On September 15, 2015, we issued 0.75% convertible senior notes due September 2021 in a private placement in the principal amount of $485.0 million (the “2021 Convertible Notes”). The 2021 Convertible Notes, governed by the terms of an indenture between the Company and a bank trustee, were unsecured obligations and did not contain any financial covenants or restrictions on the payments of dividends, the incurrence of indebtedness, or the issuance or repurchase of securities by the Company. The 2021 Convertible Notes bore interest at a rate of 0.75% per year, payable in cash semiannually in March and September, and matured on September 15, 2021.

During the fourth quarter of fiscal 2020, we purchased, through open-market transactions, $25.0 million aggregate principal amount of the 2021 Convertible Notes for $24.3 million, leaving the principal amount of $460.0 million outstanding. After the write-off of associated debt issuance costs, the net loss on extinguishment was $0.1 million for fiscal 2020. In fiscal 2021, we purchased $401.7 million aggregate principal amount of the Notes for $371.4 million, including interest and fees, leaving the principal amount of $58.3 million outstanding. These 2021 Convertible Notes were purchased through a privately-negotiated transactions and a tender offer. After the write-off of associated debt issuance costs, the net gain on extinguishment was $12.0 million for fiscal 2021. On the maturity date of September 15, 2021, the outstanding balance of $58.3 million under the 2021 Convertible Notes was repaid in full. We incurred $1.7 million of interest expense during fiscal 2022, for the non-cash amortization of the debt discount.

Convertible Note Hedge and Warrant Transactions

In connection with the offering of the 2021 Convertible Notes, we entered into convertible note hedge transactions with counterparties for the purpose of reducing the potential dilution to common stockholders from the conversion of the 2021 Convertible Notes and offsetting any potential cash payments in excess of the principal amount of the 2021 Convertible Notes. In the event that shares or cash were deliverable to holders of the 2021 Convertible Notes upon conversion at limits defined in the indenture governing the 2021 Convertible Notes, counterparties to the convertible note hedge were required to deliver to us shares of our common stock or pay cash to us in a similar amount as the value that we delivered to the holders of the 2021 Convertible Notes based on a conversion price of $96.89 per share. At inception of the convertible note hedge transactions, up to 5.006 million of our shares could have been deliverable to us upon conversion. After the Company settled a portion of the note hedge transactions during fiscal 2020 and fiscal 2021 in connection with the purchase of $25 million and $401.7 million, respectively, of the 2021 Convertible Notes, the number of shares that could have been deliverable to us upon conversion was reduced to up to 0.601 million of our shares.
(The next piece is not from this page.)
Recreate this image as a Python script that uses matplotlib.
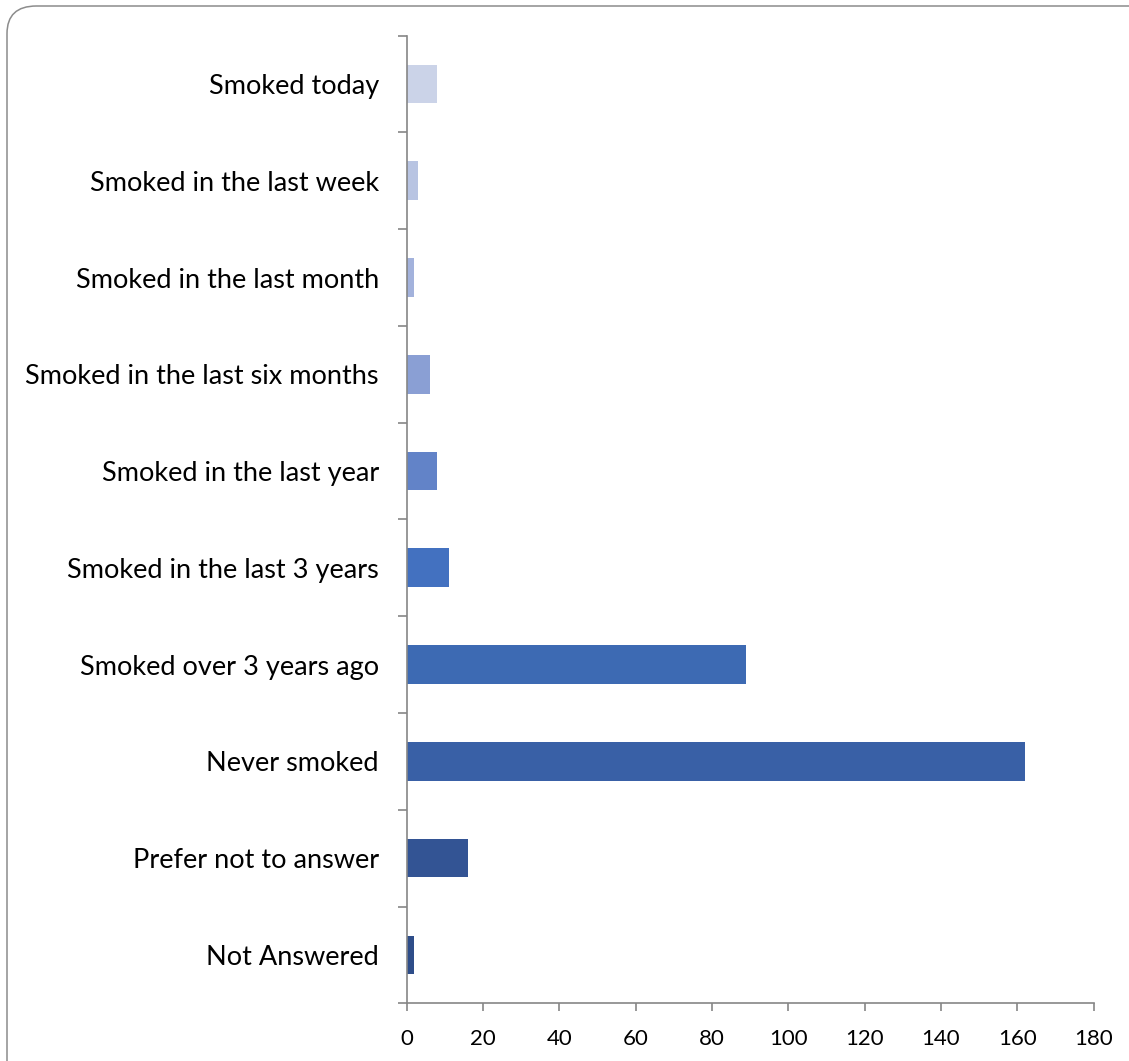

The convertible note hedge transactions expired in September 2021.

We also entered into separately negotiated warrant transactions with the same counterparties as the convertible note hedge transactions whereby we sold warrants to purchase, subject to certain anti-dilution adjustments, up to 5.006 million shares of our common stock at a price of $130.43 per share. After the Company purchased a portion of the warrants during fiscal 2020 and fiscal 2021 in connection with the purchase of $25 million and $401.7 million, respectively, of the 2021 Convertible Notes, the remaining warrant transactions provide for to up to 0.601 million shares. The warrants were scheduled to expire on a series of dates concluding on May 9, 2022. During the fourth quarter of fiscal 2022, we unwound the remaining warrants for $0.7 million and, as a result, there are no additional warrants outstanding.